Iranian lawmakers protested Monday over Iran’s decision to allow the International Atomic Energy Agency (IAEA) to carry out “necessary” monitoring operations for up to three months, saying the decision violated a law that ends this week’s surprise inspection by the agency.
“The government has no right to decide and act arbitrarily,” Mojtaba Dhul-Nur, head of the Iranian parliament’s National Security Committee, said according to official media.
“This arrangement is an insult to Parliament,” he added.
Iran is gradually violating the terms of the 2015 nuclear deal with the major powers, since the United States withdrew from it under former President Donald Trump in 2018 and re-imposed sanctions on Tehran.
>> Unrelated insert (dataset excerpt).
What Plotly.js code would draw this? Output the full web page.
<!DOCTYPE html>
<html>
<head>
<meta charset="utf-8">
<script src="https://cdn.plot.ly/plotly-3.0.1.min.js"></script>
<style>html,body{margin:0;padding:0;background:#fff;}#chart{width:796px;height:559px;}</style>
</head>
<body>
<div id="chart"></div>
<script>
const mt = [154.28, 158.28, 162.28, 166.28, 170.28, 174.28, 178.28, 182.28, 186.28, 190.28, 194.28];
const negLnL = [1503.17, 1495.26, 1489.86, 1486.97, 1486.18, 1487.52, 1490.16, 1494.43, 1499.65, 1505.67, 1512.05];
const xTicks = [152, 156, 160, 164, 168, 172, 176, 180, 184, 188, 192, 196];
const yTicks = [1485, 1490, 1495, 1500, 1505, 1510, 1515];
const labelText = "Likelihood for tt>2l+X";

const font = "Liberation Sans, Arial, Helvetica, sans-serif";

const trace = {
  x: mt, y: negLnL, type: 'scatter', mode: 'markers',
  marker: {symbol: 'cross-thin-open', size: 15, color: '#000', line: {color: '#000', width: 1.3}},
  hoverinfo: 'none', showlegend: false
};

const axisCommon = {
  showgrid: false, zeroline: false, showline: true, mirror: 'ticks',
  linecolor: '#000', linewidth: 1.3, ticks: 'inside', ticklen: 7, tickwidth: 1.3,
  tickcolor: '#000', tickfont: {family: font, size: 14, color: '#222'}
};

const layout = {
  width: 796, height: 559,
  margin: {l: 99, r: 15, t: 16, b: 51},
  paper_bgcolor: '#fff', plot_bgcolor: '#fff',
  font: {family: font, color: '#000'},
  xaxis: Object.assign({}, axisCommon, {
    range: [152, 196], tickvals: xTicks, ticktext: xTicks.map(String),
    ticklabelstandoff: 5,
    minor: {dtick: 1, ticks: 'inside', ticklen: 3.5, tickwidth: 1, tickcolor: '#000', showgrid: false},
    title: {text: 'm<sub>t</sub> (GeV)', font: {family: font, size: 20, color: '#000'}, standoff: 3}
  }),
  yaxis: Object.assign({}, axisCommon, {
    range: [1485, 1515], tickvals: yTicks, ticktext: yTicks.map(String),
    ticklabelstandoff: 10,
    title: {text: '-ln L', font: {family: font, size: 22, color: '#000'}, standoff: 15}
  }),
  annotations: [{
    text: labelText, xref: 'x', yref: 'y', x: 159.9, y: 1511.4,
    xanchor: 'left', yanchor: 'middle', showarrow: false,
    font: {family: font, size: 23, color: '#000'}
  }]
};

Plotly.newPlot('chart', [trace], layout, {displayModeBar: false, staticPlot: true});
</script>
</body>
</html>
The agreement aims to prevent Iran from developing nuclear weapons that Tehran says it has never attempted to produce.
Under the agreement, Iran agreed to implement an additional protocol allowing the International Atomic Energy Agency to conduct surprise inspections at undisclosed sites.
But in order to pressure the new US president, Joe Biden, the conservative-dominated parliament in Iran enacted a law last year that would oblige the government to end the implementation of the additional protocol from tomorrow, Tuesday, unless US sanctions are lifted.
To give diplomacy an opportunity, the UN agency reached an agreement with Iran on Sunday to limit the impact of reducing its cooperation with the agency and its refusal to allow surprise inspections.
Iranian authorities said that although the new agreement will keep the number of international inspectors the same, Tehran will withhold images captured by surveillance cameras in some of its facilities from the agency for the time being.
Iran has not identified any cameras at any facilities, but the Additional Protocol generally broadens the agency’s surveillance to include activities such as uranium mining.
Kazem Gharibabadi, Iran’s envoy to the agency, wrote on Twitter that if the United States lifted sanctions within the three-month period, Iran would allow the data to be shared with the agency.
“If not, Tehran will destroy the data forever,” he added.
But a number of prominent Iranian parliamentarians criticized the agreement and accused the government of circumventing the law.
The agency said in a statement on Sunday that it “will continue to carry out the necessary monitoring and verification activities for a period of three months.”
The Iranian Foreign Ministry said on Monday that Iran will continue to implement its basic commitment to the agency under the nuclear deal that allows monitoring of its declared nuclear facilities.
And both Tehran and Washington are ready to return to abiding by the nuclear agreement if the other side adheres to it first.